Although RERA has been implemented by many states, still lots of builders continue to fleece homebuyers as not all projects have got registered with RERA yet.
Consumers are believed to be the king in India, but in reality that is hardly the case – particularly in case of homebuyers. Although the Real Estate (Regulation and Development) Act (RERA) has been implemented by many states, still lots of builders continue to fleece homebuyers as not all projects have got registered with RERA yet. No wonder, disputes arise and many buyers are still running from pillar to post for getting them resolved. The matter becomes worse when any buyer fails to act on time and his claim gets delayed for some reason, or when he fails to keep the proofs of his claims made to the builder. Some buyers think that they can raise their claim in a court of law even after a few years as filing a complaint is not time-bound.
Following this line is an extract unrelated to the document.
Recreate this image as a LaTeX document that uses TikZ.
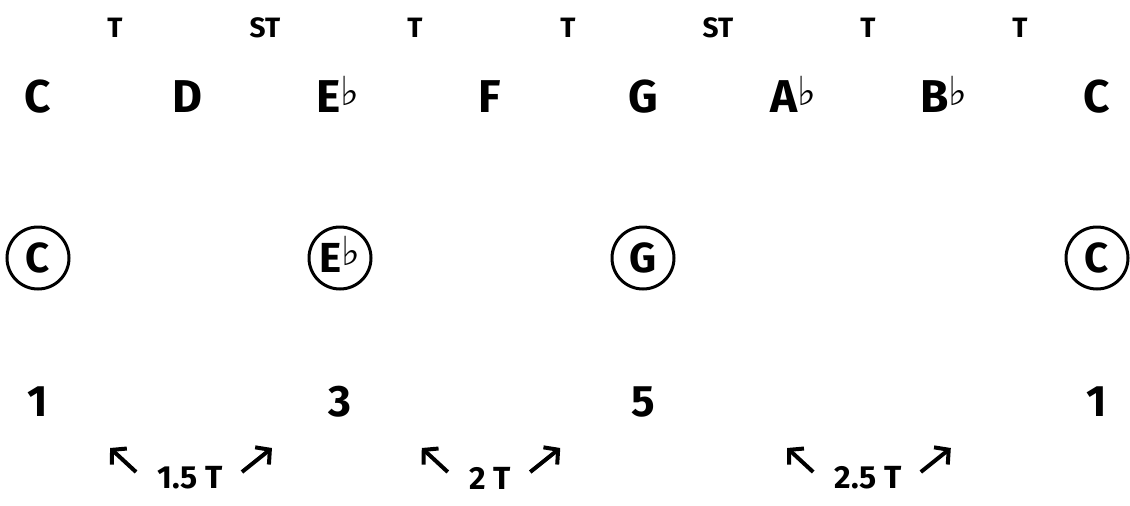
\documentclass[tikz,border=0pt]{standalone}
\usepackage{fontspec}
\setmainfont{Fira Sans}
\newfontfamily\flatfont{DejaVu Sans}
\usetikzlibrary{arrows.meta}
\newcommand{\fl}{\smash{\raisebox{7pt}{\flatfont\fontsize{40}{40}\selectfont ♭}}}

\begin{document}
\begin{tikzpicture}[x=1pt, y=-1pt,
	steplbl/.style={font=\fontsize{28}{28}\selectfont\bfseries},
	note/.style={font=\fontsize{46}{46}\selectfont\bfseries},
	ring/.style={draw, circle, line width=3pt, minimum size=62pt, inner sep=0pt, font=\fontsize{42}{42}\selectfont\bfseries},
	degree/.style={font=\fontsize{44}{44}\selectfont\bfseries},
	gap/.style={font=\fontsize{32}{32}\selectfont\bfseries},
	arr/.style={line width=4pt, -{Straight Barb[length=10pt, width=22pt]}}]
	\useasboundingbox (0,0) rectangle (1130,506);
	% tones and semitones
	\foreach \x/\t [count=\i] in {115/T, 265/ST, 415/T, 568/T, 718/ST, 868/T, 1020/T}
		\node[steplbl] (s\i) at (\x,28) {\t};
	% the scale
	\foreach \x/\n [count=\i] in {38/C, 187/D, 338/E\fl, 490/F, 643/G, 793/A\fl, 944/B\fl, 1097/C}
		\node[note] (n\i) at (\x,97) {\n};
	% the chord
	\foreach \x/\n [count=\i] in {38/C, 340/E\fl, 643/G, 1097/C}
		\node[ring] (c\i) at (\x,258) {\n};
	\foreach \x/\n [count=\i] in {38/1, 340/3, 643/5, 1097/1}
		\node[degree] (d\i) at (\x,402) {\n};
	% intervals
	\node[gap] (g1) at (190,478) {1.5 T};
	\node[gap] (g2) at (490,478) {2 T};
	\node[gap] (g3) at (868,478) {2.5 T};
	\foreach \i in {1,2,3} {
		\draw[arr] ([shift={(-18,-6)}]g\i.west) -- ++(-26,-24);
		\draw[arr] ([shift={(16,-6)}]g\i.east) -- ++(30,-24);
	}
\end{tikzpicture}
\end{document}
However, that is not true. So, if you are also thinking on similar lines, then think again. For, the court may just refuse to register your complaint if that is delayed beyond a point.
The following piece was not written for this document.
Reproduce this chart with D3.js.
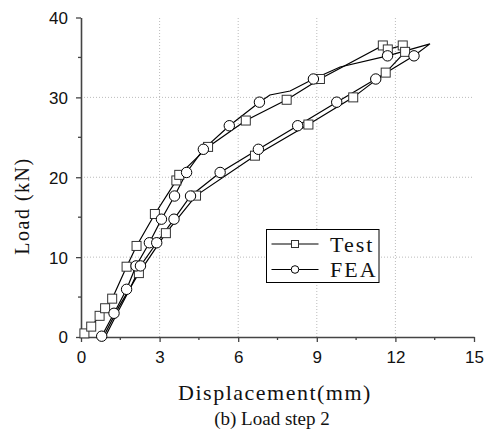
<!DOCTYPE html>
<html>
<head>
<meta charset="utf-8">
<script src="https://cdn.jsdelivr.net/npm/d3@7/dist/d3.min.js"></script>
<style>
  body { margin: 0; background: #fff; }
  .tickLabel { font-family: "Liberation Sans", Arial, sans-serif; font-size: 17px; fill: #111; }
  .serif { font-family: "Liberation Serif", "Times New Roman", serif; fill: #111; }
</style>
</head>
<body>
<div id="chart"></div>
<script>
// Test (squares): loading branch then unloading branch
var testX = [0.13, 0.39, 0.71, 0.92, 1.19, 1.74, 2.12, 2.82, 3.64, 3.75, 4.85, 6.29, 7.85, 9.12, 11.52, 11.71, 12.28, 12.37,
             11.63, 10.39, 8.68, 6.64, 4.39, 3.24, 2.21, 1.45, 0.85];
var testY = [0.45, 1.3, 2.65, 3.6, 4.8, 8.8, 11.4, 15.4, 19.6, 20.3, 23.8, 27.1, 29.7, 32.3, 36.5, 36.0, 36.5, 35.7,
             33.1, 30.0, 26.6, 22.7, 17.7, 13.0, 8.0, 3.8, 0.0];
// points of the Test curve that carry no symbol
var testNoMark = [25, 26];

// FEA (circles)
var feaX = [0.79, 1.26, 1.74, 2.10, 2.61, 3.07, 3.57, 4.03, 4.67, 5.66, 6.81, 7.21, 7.98, 8.87, 9.89, 11.70, 13.32,
            12.71, 11.25, 9.76, 8.27, 6.77, 5.31, 4.18, 3.55, 2.89, 2.27, 1.86, 1.38, 0.92];
var feaY = [0.1, 2.97, 5.97, 8.9, 11.8, 14.75, 17.65, 20.6, 23.5, 26.45, 29.4, 30.3, 30.8, 32.3, 33.8, 35.2, 36.7,
            35.2, 32.3, 29.4, 26.45, 23.5, 20.6, 17.65, 14.75, 11.8, 8.9, 5.97, 2.97, 0.0];
var feaNoMark = [11, 12, 14, 16, 27, 28, 29];

var xTicks = [0, 3, 6, 9, 12, 15];
var yTicks = [0, 10, 20, 30, 40];
var xMinor = [1.5, 4.5, 7.5, 10.5, 13.5];
var yMinor = [5, 15, 25, 35];
var seriesNames = ["Test", "FEA"];

var width = 490, height = 431;
var svg = d3.select("#chart").append("svg")
    .attr("width", width)
    .attr("height", height);

var x = d3.scaleLinear().domain([0, 15]).range([81, 474]);
var y = d3.scaleLinear().domain([0, 40]).range([337, 17.5]);

// grid
svg.append("g").selectAll("line")
    .data(xTicks.filter(d => d > 0 && d < 15))
    .enter().append("line")
    .attr("x1", d => x(d)).attr("x2", d => x(d))
    .attr("y1", y(0)).attr("y2", y(40))
    .attr("stroke", "#bbb").attr("stroke-width", 1).attr("stroke-dasharray", "1,2");
svg.append("g").selectAll("line")
    .data(yTicks.filter(d => d > 0 && d < 40))
    .enter().append("line")
    .attr("x1", x(0)).attr("x2", x(15))
    .attr("y1", d => y(d)).attr("y2", d => y(d))
    .attr("stroke", "#bbb").attr("stroke-width", 1).attr("stroke-dasharray", "1,2");

// axes
var xAxis = d3.axisBottom(x).tickValues(xTicks).tickSize(5).tickSizeOuter(0).tickFormat(d3.format("d"));
var yAxis = d3.axisLeft(y).tickValues(yTicks).tickSize(5).tickSizeOuter(0).tickFormat(d3.format("d"));

var gx = svg.append("g").attr("transform", `translate(0,${y(0)})`).call(xAxis);
var gy = svg.append("g").attr("transform", `translate(${x(0)},0)`).call(yAxis);
[gx, gy].forEach(g => {
  g.select(".domain").attr("stroke", "#444").attr("stroke-width", 1.6);
  g.selectAll(".tick line").attr("stroke", "#444").attr("stroke-width", 1.3);
  g.selectAll(".tick text").attr("class", "tickLabel").attr("fill", null);
});
gx.selectAll(".tick text").attr("dy", null).attr("y", 26);
gy.selectAll(".tick text").attr("x", -13).attr("dy", "0.35em");

svg.append("g").selectAll("line")
    .data(xMinor).enter().append("line")
    .attr("x1", d => x(d)).attr("x2", d => x(d))
    .attr("y1", y(0)).attr("y2", y(0) + 3)
    .attr("stroke", "#444").attr("stroke-width", 1.3);
svg.append("g").selectAll("line")
    .data(yMinor).enter().append("line")
    .attr("x1", x(0) - 3).attr("x2", x(0))
    .attr("y1", d => y(d)).attr("y2", d => y(d))
    .attr("stroke", "#444").attr("stroke-width", 1.3);

// curves
var line = d3.line().x(d => x(d[0])).y(d => y(d[1]));
var testPts = testX.map((v, i) => [v, testY[i], i]);
var feaPts = feaX.map((v, i) => [v, feaY[i], i]);

svg.append("path").datum(testPts)
    .attr("d", line).attr("fill", "none").attr("stroke", "#000").attr("stroke-width", 1.2);
svg.append("path").datum(feaPts)
    .attr("d", line).attr("fill", "none").attr("stroke", "#000").attr("stroke-width", 1.2);

svg.append("g").selectAll("rect")
    .data(testPts.filter(d => testNoMark.indexOf(d[2]) < 0))
    .enter().append("rect")
    .attr("x", d => x(d[0]) - 4.5).attr("y", d => y(d[1]) - 4.5)
    .attr("width", 9).attr("height", 9)
    .attr("fill", "#fff").attr("stroke", "#333").attr("stroke-width", 1);

svg.append("g").selectAll("circle")
    .data(feaPts.filter(d => feaNoMark.indexOf(d[2]) < 0))
    .enter().append("circle")
    .attr("cx", d => x(d[0])).attr("cy", d => y(d[1]))
    .attr("r", 5.2)
    .attr("fill", "#fff").attr("stroke", "#000").attr("stroke-width", 1);

// legend
var legend = svg.append("g");
legend.append("rect")
    .attr("x", 266.5).attr("y", 229.5).attr("width", 112.5).attr("height", 53)
    .attr("fill", "#fff").attr("stroke", "#000").attr("stroke-width", 1);
seriesNames.forEach((name, i) => {
  let cy = 244 + i * 25.5;
  legend.append("line")
      .attr("x1", 271.5).attr("x2", 318.5).attr("y1", cy).attr("y2", cy)
      .attr("stroke", "#000").attr("stroke-width", 1.2);
  if (i == 0) {
    legend.append("rect").attr("x", 291.5).attr("y", cy - 3.5).attr("width", 7).attr("height", 7)
        .attr("fill", "#fff").attr("stroke", "#333");
  } else {
    legend.append("circle").attr("cx", 295).attr("cy", cy).attr("r", 3.8)
        .attr("fill", "#fff").attr("stroke", "#000");
  }
  legend.append("text")
      .attr("class", "serif")
      .attr("x", 330).attr("y", cy + 7.5)
      .style("font-size", "22px")
      .style("letter-spacing", "2px")
      .text(name);
});

// titles
svg.append("text")
    .attr("class", "serif")
    .attr("transform", "translate(29,206) rotate(-90)")
    .style("text-anchor", "middle")
    .style("font-size", "20px")
    .style("letter-spacing", "1.5px")
    .text("Load (kN)");

svg.append("text")
    .attr("class", "serif")
    .attr("x", 275).attr("y", 400)
    .style("text-anchor", "middle")
    .style("font-size", "22px")
    .style("letter-spacing", "1.5px")
    .text("Displacement(mm)");

svg.append("text")
    .attr("class", "serif")
    .attr("x", 272).attr("y", 425)
    .style("text-anchor", "middle")
    .style("font-size", "19px")
    .text("(b) Load step 2");
</script>
</body>
</html>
Sample this: Delhi-based Rohit Verma booked a 2-bedroom flat in Kaushambi of Ghaziabad in 2004. The flat was scheduled to be delivered in March 2005. However, Verma got the possession of his flat after two years in 2006. Meanwhile he kept paying both the rent of his Delhi-based flat as well as the EMIs of his home loan he had taken in 2004. As his income was not enough, he accumulated lots of debt in the process. Still Verma was not much worried as there was a ‘penalty clause’ in the sales agreement that the builder will “pay to the buyer penalty equal to twice the market rent of the flat” in case of non-possession of the flat up to March 2005. So, Verma thought that after getting the penalty amount from the builder, he will clear his credit card dues. However, the builder refused to give the penalty amount as per the sales agreement, but promised that they will adjust the amount somewhere else.
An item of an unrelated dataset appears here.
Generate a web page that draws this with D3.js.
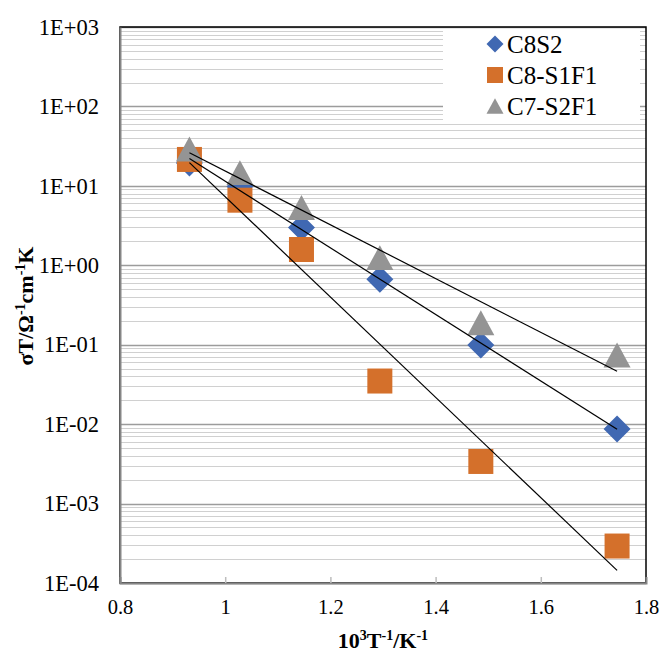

However, even after two years nothing happened. The builder just kept saying that they will do something, but actually did nothing. Frustrated, Verma stopped paying the maintenance amount and told the builder to adjust the amount against the penalty amount. Two years later the builder stopped the maintenance of Verma’s flat and sent him a court notice to clear his maintenance dues. Verma then had no option but to move court. However, the Court refused to register Verma’s complaint, citing a recent consumer court ruling that a complaint must be filed within 2 years from the date of the dispute.
What to do in case of RERA-registeted projects?
Legal experts say that delivering quality workmanship is the dictum for real estate developers apart from other deliverables. Thankfully, the buyers of RERA-registered projects will not have to run from pillar to post, including courts, for getting relief when there are defects (structural or otherwise) after they have taken possession of the newly-constructed property.
“With introduction of the Real Estate (Regulation and Development) Act (RERA), the buyers of property for a period of 5 years are ensured that any defects, be it structural or workmanship, will have to be attended free of charge by the developer within 30 days of the complaint,” says Sandeep Shah, partner, N. A. Shah Associates LLP.
If the developer fails to carry out the necessary rectification, the buyer has the right to complain to RERA authorities and is also entitled to compensation as specified by the RERA Act. “It is interesting to note that the complaint to authorities has to be disposed off within 60 days. So effectively, the entire process is time-bound,” he says.
What to do in case of non-RERA registered projects?
As far as non-RERA registered projects are concerned, the buyer of house property, if the developer is not responding to the complaint regarding defective workmanship, can approach the Consumer Court for redressal of the complaint.
The Supreme Court in case of Lucknow Development Authority vs. M K Gupta has held that builders/contractor(s) of housing projects are amenable to the Consumer Protection Act, 1986 and hence they are responsible for defective and faulty construction.
“It should, however, be noted that the complaint has to be filed within 2 years from the date on which the defect arises. Whether the complaint is time barred or not will always be a matter of debate and will be argued extensively. However, the District Forum may accept a complaint beyond 2 years if the buyer has sufficient reasons for not filing the complaint within such period,” says Shah.
According to experts, in other courts the time limit for filing a claim is within 3 years from the date a dispute arises. However, that too is not much. Therefore, timely action by the buyer in regard to bringing the defect to the notice of the developer and timely action thereafter is the key!
Apart from structural defects, you need to take timely action in other cases too – for instance, when some other dispute arises. Otherwise, the court may simply refuse to register your complaint and you won’t be able to do anything. Moreover, you need to keep the duplicate copy or copies of your complaint or demand letter – duly received by the representative of the builder – to prove in the court that you had acted on time. One of the major mistakes of Verma was also that he did not bother to keep the acknowledgment copies of his demand notice sent to the builder and just took their word for it!